Model Answer: Understanding chemical reactions is crucial for pollution control, industry, and daily life. Example 1 — acid–base reactions and neutralisation: knowledge helps treat acidic industrial effluents by neutralisation before discharge, preventing ecological harm. Example 2 — corrosion and prevention: understanding rusting mechanisms informs infrastructure protection (bridges, pipelines) through coatings and sacrificial anodes, saving economic costs and preventing failures. Additionally, stoichiometry ensures efficient resource use and waste minimisation in chemical manufacturing.
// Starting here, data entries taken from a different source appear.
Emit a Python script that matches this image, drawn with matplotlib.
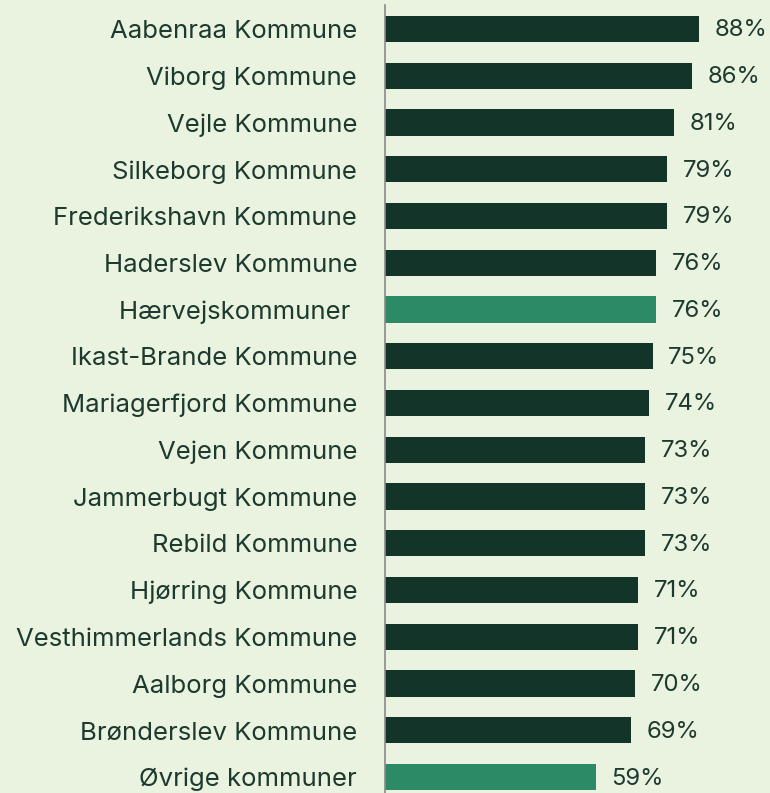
import numpy as np
import matplotlib.pyplot as plt

names = ["Aabenraa Kommune", "Viborg Kommune", "Vejle Kommune", "Silkeborg Kommune",
         "Frederikshavn Kommune", "Haderslev Kommune", "Hærvejskommuner ",
         "Ikast-Brande Kommune", "Mariagerfjord Kommune", "Vejen Kommune",
         "Jammerbugt Kommune", "Rebild Kommune", "Hjørring Kommune",
         "Vesthimmerlands Kommune", "Aalborg Kommune", "Brønderslev Kommune",
         "Øvrige kommuner"]
values = [88, 86, 81, 79, 79, 76, 76, 75, 74, 73, 73, 73, 71, 71, 70, 69, 59]
highlight = ["Hærvejskommuner ", "Øvrige kommuner"]

bg = "#eaf2e0"
dark = "#133529"
light = "#2c8a66"
txt = "#1d3a2e"

plt.rcParams['font.family'] = ['Inter', 'DejaVu Sans']

fig = plt.figure(figsize=(7.7, 7.93), dpi=100, facecolor=bg)
ax = fig.add_axes([385/770, 0, 385/770, 788/793], facecolor=bg)

y = np.arange(len(names))
cols = [light if n in highlight else dark for n in names]
ax.barh(y, values, height=0.56, color=cols)

for i, v in enumerate(values):
    ax.text(v + 4.4, i + 0.03, f"{v}%", va="center", ha="left", fontsize=17.2, color=txt)

ax.set_yticks(y)
ax.set_yticklabels(names, fontsize=18.5, color=txt)
ax.tick_params(axis="y", length=0, pad=20)
ax.set_xticks([])
ax.set_xlim(0, 107.9)
ax.set_ylim(16.34, -0.513)
for s in ["top", "right", "bottom"]:
    ax.spines[s].set_visible(False)
ax.spines["left"].set_color("#8a8a8a")
ax.spines["left"].set_linewidth(1.2)

fig.savefig("out.png", dpi=100, facecolor=bg)
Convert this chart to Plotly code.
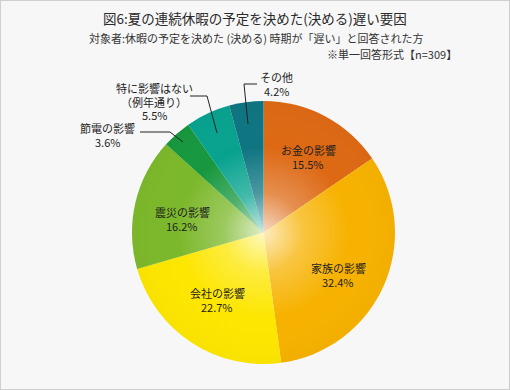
import base64
import plotly.graph_objects as go

W, H = 510, 390

# ---- data ----
categories = ["お金の影響", "家族の影響", "会社の影響", "震災の影響", "節電の影響", "特に影響はない<br>（例年通り）", "その他"]
values = [15.5, 32.4, 22.7, 16.2, 3.6, 5.5, 4.2]
colors = ["#dd6914", "#f7b200", "#fde600", "#7cb82b", "#17983f", "#08a38f", "#0f7582"]

title_text = "図6:夏の連続休暇の予定を決めた(決める)遅い要因"
subtitle_text = "対象者:休暇の予定を決めた (決める) 時期が「遅い」と回答された方"
note_text = "※単一回答形式【n=309】"

# label top-line centres in pixels (layout only)
label_pos = [(308, 150), (338, 268), (217, 293), (182, 212), (107, 128), (154, 88), (276, 77)]
LINE_STEP = 13.7
# leader lines (pixels) for small slices
leaders = {
    4: [(140, 132), (170, 132), (183, 142)],
    5: [(190, 96), (207, 96), (217, 133)],
    6: [(257, 84), (244, 84), (248, 124)],
}

FONT = "Noto Sans CJK JP"


def px(x, y):
    return x / W, 1 - y / H


cx, cy, r = 263.5, 232.5, 131.5
x0, y1 = px(cx - r, cy - r)
x1, y0 = px(cx + r, cy + r)

fig = go.Figure(go.Pie(
    labels=categories,
    values=values,
    sort=False,
    direction="clockwise",
    rotation=0,
    marker=dict(colors=colors, line=dict(width=0)),
    textinfo="none",
    hoverinfo="label+percent",
    showlegend=False,
    domain=dict(x=[x0, x1], y=[y0, y1]),
))

annotations = []
for i, (cat, val) in enumerate(zip(categories, values)):
    lines = cat.split("<br>") + [f"{val}%"]
    bx, by = label_pos[i]
    for k, line in enumerate(lines):
        lx, ly = px(bx, by + k * LINE_STEP)
        annotations.append(dict(
            x=lx, y=ly, xref="paper", yref="paper", showarrow=False,
            text=line, align="center", borderpad=0,
            font=dict(family=FONT, size=11, color="#1e1e1e"),
            xanchor="center", yanchor="middle",
        ))

tx, ty = px(255, 18)
annotations.append(dict(x=tx, y=ty, xref="paper", yref="paper", showarrow=False,
                        text=title_text, font=dict(family=FONT, size=13.5, color="#2a2a2a"),
                        xanchor="center", yanchor="middle"))
sx, sy = px(256, 38)
annotations.append(dict(x=sx, y=sy, xref="paper", yref="paper", showarrow=False,
                        text=subtitle_text, font=dict(family=FONT, size=11, color="#333333"),
                        xanchor="center", yanchor="middle"))
nx, ny = px(459, 54)
annotations.append(dict(x=nx, y=ny, xref="paper", yref="paper", showarrow=False,
                        text=note_text, font=dict(family=FONT, size=11, color="#333333"),
                        xanchor="right", yanchor="middle"))

shapes = [dict(type="rect", xref="paper", yref="paper", x0=0, y0=0, x1=1, y1=1,
               line=dict(color="#cfcfcf", width=2), fillcolor="rgba(0,0,0,0)")]
for pts in leaders.values():
    path = "M " + " L ".join(f"{px(a, b)[0]},{px(a, b)[1]}" for a, b in pts)
    shapes.append(dict(type="path", xref="paper", yref="paper", path=path,
                       line=dict(color="#222222", width=1)))

svg = (
    '<svg xmlns="http://www.w3.org/2000/svg" width="200" height="200" viewBox="0 0 200 200">'
    '<defs><radialGradient id="g" cx="0.5" cy="0.5" r="0.5">'
    '<stop offset="0" stop-color="#ffffff" stop-opacity="0.75"/>'
    '<stop offset="0.3" stop-color="#ffffff" stop-opacity="0.25"/>'
    '<stop offset="0.65" stop-color="#ffffff" stop-opacity="0"/>'
    '<stop offset="1" stop-color="#000000" stop-opacity="0.02"/>'
    '</radialGradient></defs>'
    '<circle cx="100" cy="100" r="100" fill="url(#g)"/></svg>'
)
src = "data:image/svg+xml;base64," + base64.b64encode(svg.encode()).decode()

fig.update_layout(
    width=W, height=H,
    margin=dict(l=0, r=0, t=0, b=0),
    paper_bgcolor="#f7f7f7",
    plot_bgcolor="#f7f7f7",
    annotations=annotations,
    shapes=shapes,
    images=[dict(source=src, xref="paper", yref="paper", x=x0, y=y1,
                 sizex=x1 - x0, sizey=y1 - y0, xanchor="left", yanchor="top",
                 sizing="stretch", layer="above")],
)

fig.write_html("out.html")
These examples show how Chapter 1 concepts translate to environmental stewardship and practical engineering solutions.

Model Answer: Experiment: Reaction of zinc with copper(II) sulfate solution to demonstrate single displacement. Procedure: Place 50 mL of 0.1 M CuSO₄ in a beaker (blue solution). Add a clean zinc strip to the solution. Observe for a change in solution colour and formation of a brown deposit on zinc. Balanced equation: Zn(s) + CuSO₄(aq) → ZnSO₄(aq) + Cu(s). Observations: blue colour fades as Cu²⁺ is reduced to brown copper metal on the zinc surface; zinc dissolves forming colourless ZnSO₄. After some time, copper flakes can be collected, washed and dried. Safety: wear goggles and gloves, handle solutions carefully, dispose waste per school guidelines (do not pour concentrated heavy-metal solutions down sink), and wash hands after experiment. This demonstration illustrates reactivity series and electron transfer in displacement.